Return the listing below in full, with every line exactly as it is.

--- Available data ---

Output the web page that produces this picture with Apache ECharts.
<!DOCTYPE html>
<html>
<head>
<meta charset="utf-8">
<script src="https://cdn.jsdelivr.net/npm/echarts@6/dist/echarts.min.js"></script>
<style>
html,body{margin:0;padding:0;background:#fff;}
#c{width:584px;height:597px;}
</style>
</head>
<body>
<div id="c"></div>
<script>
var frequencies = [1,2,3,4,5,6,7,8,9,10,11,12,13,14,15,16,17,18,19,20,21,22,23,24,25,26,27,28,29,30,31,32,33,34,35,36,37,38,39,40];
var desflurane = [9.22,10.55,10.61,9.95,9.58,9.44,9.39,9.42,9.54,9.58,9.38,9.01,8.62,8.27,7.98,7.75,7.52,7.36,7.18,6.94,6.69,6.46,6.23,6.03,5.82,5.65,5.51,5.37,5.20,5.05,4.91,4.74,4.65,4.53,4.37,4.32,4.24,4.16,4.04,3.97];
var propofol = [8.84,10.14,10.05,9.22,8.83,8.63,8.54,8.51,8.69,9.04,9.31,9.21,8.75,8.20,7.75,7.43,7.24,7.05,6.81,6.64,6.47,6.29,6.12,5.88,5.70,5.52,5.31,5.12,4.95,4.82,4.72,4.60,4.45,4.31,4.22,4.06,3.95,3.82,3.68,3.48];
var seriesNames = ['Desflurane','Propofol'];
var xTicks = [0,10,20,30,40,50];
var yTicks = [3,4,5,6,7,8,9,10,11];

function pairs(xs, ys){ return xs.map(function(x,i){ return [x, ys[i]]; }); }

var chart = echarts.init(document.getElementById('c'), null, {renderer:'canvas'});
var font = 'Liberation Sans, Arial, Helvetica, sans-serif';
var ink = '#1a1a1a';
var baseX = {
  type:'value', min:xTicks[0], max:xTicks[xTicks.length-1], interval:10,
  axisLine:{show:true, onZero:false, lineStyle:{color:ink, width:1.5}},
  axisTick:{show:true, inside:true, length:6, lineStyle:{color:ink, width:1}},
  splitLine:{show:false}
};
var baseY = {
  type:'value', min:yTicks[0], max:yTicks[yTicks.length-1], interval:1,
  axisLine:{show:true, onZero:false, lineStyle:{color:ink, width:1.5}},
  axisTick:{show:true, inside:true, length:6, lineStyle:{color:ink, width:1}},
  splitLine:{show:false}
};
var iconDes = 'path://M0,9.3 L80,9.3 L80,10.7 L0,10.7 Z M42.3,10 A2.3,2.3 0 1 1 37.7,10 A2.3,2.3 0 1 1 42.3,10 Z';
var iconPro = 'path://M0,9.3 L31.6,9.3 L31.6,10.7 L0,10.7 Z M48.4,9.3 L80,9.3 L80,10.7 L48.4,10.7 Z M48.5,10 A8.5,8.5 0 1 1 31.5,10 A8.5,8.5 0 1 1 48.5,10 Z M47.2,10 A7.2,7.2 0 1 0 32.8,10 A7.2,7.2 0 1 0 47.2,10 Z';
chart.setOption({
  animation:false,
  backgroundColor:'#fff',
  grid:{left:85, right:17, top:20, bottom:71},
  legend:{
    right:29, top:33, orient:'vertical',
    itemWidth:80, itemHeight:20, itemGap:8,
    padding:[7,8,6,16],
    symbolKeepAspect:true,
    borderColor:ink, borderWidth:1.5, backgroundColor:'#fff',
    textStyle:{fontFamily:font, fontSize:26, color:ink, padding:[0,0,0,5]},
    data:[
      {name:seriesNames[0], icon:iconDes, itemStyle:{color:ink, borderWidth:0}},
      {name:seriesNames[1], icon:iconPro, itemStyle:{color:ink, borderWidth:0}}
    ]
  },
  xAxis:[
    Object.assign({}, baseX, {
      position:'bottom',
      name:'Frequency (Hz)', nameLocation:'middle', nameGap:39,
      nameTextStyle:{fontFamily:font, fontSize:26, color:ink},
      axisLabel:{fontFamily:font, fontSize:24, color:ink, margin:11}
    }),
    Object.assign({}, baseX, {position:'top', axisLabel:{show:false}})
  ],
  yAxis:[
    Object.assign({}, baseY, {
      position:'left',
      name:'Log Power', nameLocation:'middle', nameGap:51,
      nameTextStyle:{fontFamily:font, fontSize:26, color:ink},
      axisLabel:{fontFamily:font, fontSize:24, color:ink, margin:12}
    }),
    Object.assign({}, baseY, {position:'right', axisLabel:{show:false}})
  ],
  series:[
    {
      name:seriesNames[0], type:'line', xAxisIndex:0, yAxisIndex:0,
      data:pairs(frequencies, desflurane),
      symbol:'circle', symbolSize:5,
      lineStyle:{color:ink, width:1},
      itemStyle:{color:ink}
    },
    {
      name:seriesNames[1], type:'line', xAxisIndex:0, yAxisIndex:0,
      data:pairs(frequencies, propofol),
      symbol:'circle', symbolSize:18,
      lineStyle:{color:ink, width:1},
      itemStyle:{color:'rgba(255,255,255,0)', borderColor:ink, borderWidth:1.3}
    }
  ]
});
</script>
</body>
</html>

---

▶ _Exercise solution_:
Output the web page that produces this picture with Apache ECharts.
<!DOCTYPE html>
<html>
<head>
<meta charset="utf-8">
<script src="https://cdn.jsdelivr.net/npm/echarts@6/dist/echarts.min.js"></script>
<style>
html,body{margin:0;padding:0;background:#fff;}
#c{width:584px;height:597px;}
</style>
</head>
<body>
<div id="c"></div>
<script>
var frequencies = [1,2,3,4,5,6,7,8,9,10,11,12,13,14,15,16,17,18,19,20,21,22,23,24,25,26,27,28,29,30,31,32,33,34,35,36,37,38,39,40];
var desflurane = [9.22,10.55,10.61,9.95,9.58,9.44,9.39,9.42,9.54,9.58,9.38,9.01,8.62,8.27,7.98,7.75,7.52,7.36,7.18,6.94,6.69,6.46,6.23,6.03,5.82,5.65,5.51,5.37,5.20,5.05,4.91,4.74,4.65,4.53,4.37,4.32,4.24,4.16,4.04,3.97];
var propofol = [8.84,10.14,10.05,9.22,8.83,8.63,8.54,8.51,8.69,9.04,9.31,9.21,8.75,8.20,7.75,7.43,7.24,7.05,6.81,6.64,6.47,6.29,6.12,5.88,5.70,5.52,5.31,5.12,4.95,4.82,4.72,4.60,4.45,4.31,4.22,4.06,3.95,3.82,3.68,3.48];
var seriesNames = ['Desflurane','Propofol'];
var xTicks = [0,10,20,30,40,50];
var yTicks = [3,4,5,6,7,8,9,10,11];

function pairs(xs, ys){ return xs.map(function(x,i){ return [x, ys[i]]; }); }

var chart = echarts.init(document.getElementById('c'), null, {renderer:'canvas'});
var font = 'Liberation Sans, Arial, Helvetica, sans-serif';
var ink = '#1a1a1a';
var baseX = {
  type:'value', min:xTicks[0], max:xTicks[xTicks.length-1], interval:10,
  axisLine:{show:true, onZero:false, lineStyle:{color:ink, width:1.5}},
  axisTick:{show:true, inside:true, length:6, lineStyle:{color:ink, width:1}},
  splitLine:{show:false}
};
var baseY = {
  type:'value', min:yTicks[0], max:yTicks[yTicks.length-1], interval:1,
  axisLine:{show:true, onZero:false, lineStyle:{color:ink, width:1.5}},
  axisTick:{show:true, inside:true, length:6, lineStyle:{color:ink, width:1}},
  splitLine:{show:false}
};
var iconDes = 'path://M0,9.3 L80,9.3 L80,10.7 L0,10.7 Z M42.3,10 A2.3,2.3 0 1 1 37.7,10 A2.3,2.3 0 1 1 42.3,10 Z';
var iconPro = 'path://M0,9.3 L31.6,9.3 L31.6,10.7 L0,10.7 Z M48.4,9.3 L80,9.3 L80,10.7 L48.4,10.7 Z M48.5,10 A8.5,8.5 0 1 1 31.5,10 A8.5,8.5 0 1 1 48.5,10 Z M47.2,10 A7.2,7.2 0 1 0 32.8,10 A7.2,7.2 0 1 0 47.2,10 Z';
chart.setOption({
  animation:false,
  backgroundColor:'#fff',
  grid:{left:85, right:17, top:20, bottom:71},
  legend:{
    right:29, top:33, orient:'vertical',
    itemWidth:80, itemHeight:20, itemGap:8,
    padding:[7,8,6,16],
    symbolKeepAspect:true,
    borderColor:ink, borderWidth:1.5, backgroundColor:'#fff',
    textStyle:{fontFamily:font, fontSize:26, color:ink, padding:[0,0,0,5]},
    data:[
      {name:seriesNames[0], icon:iconDes, itemStyle:{color:ink, borderWidth:0}},
      {name:seriesNames[1], icon:iconPro, itemStyle:{color:ink, borderWidth:0}}
    ]
  },
  xAxis:[
    Object.assign({}, baseX, {
      position:'bottom',
      name:'Frequency (Hz)', nameLocation:'middle', nameGap:39,
      nameTextStyle:{fontFamily:font, fontSize:26, color:ink},
      axisLabel:{fontFamily:font, fontSize:24, color:ink, margin:11}
    }),
    Object.assign({}, baseX, {position:'top', axisLabel:{show:false}})
  ],
  yAxis:[
    Object.assign({}, baseY, {
      position:'left',
      name:'Log Power', nameLocation:'middle', nameGap:51,
      nameTextStyle:{fontFamily:font, fontSize:26, color:ink},
      axisLabel:{fontFamily:font, fontSize:24, color:ink, margin:12}
    }),
    Object.assign({}, baseY, {position:'right', axisLabel:{show:false}})
  ],
  series:[
    {
      name:seriesNames[0], type:'line', xAxisIndex:0, yAxisIndex:0,
      data:pairs(frequencies, desflurane),
      symbol:'circle', symbolSize:5,
      lineStyle:{color:ink, width:1},
      itemStyle:{color:ink}
    },
    {
      name:seriesNames[1], type:'line', xAxisIndex:0, yAxisIndex:0,
      data:pairs(frequencies, propofol),
      symbol:'circle', symbolSize:18,
      lineStyle:{color:ink, width:1},
      itemStyle:{color:'rgba(255,255,255,0)', borderColor:ink, borderWidth:1.3}
    }
  ]
});
</script>
</body>
</html>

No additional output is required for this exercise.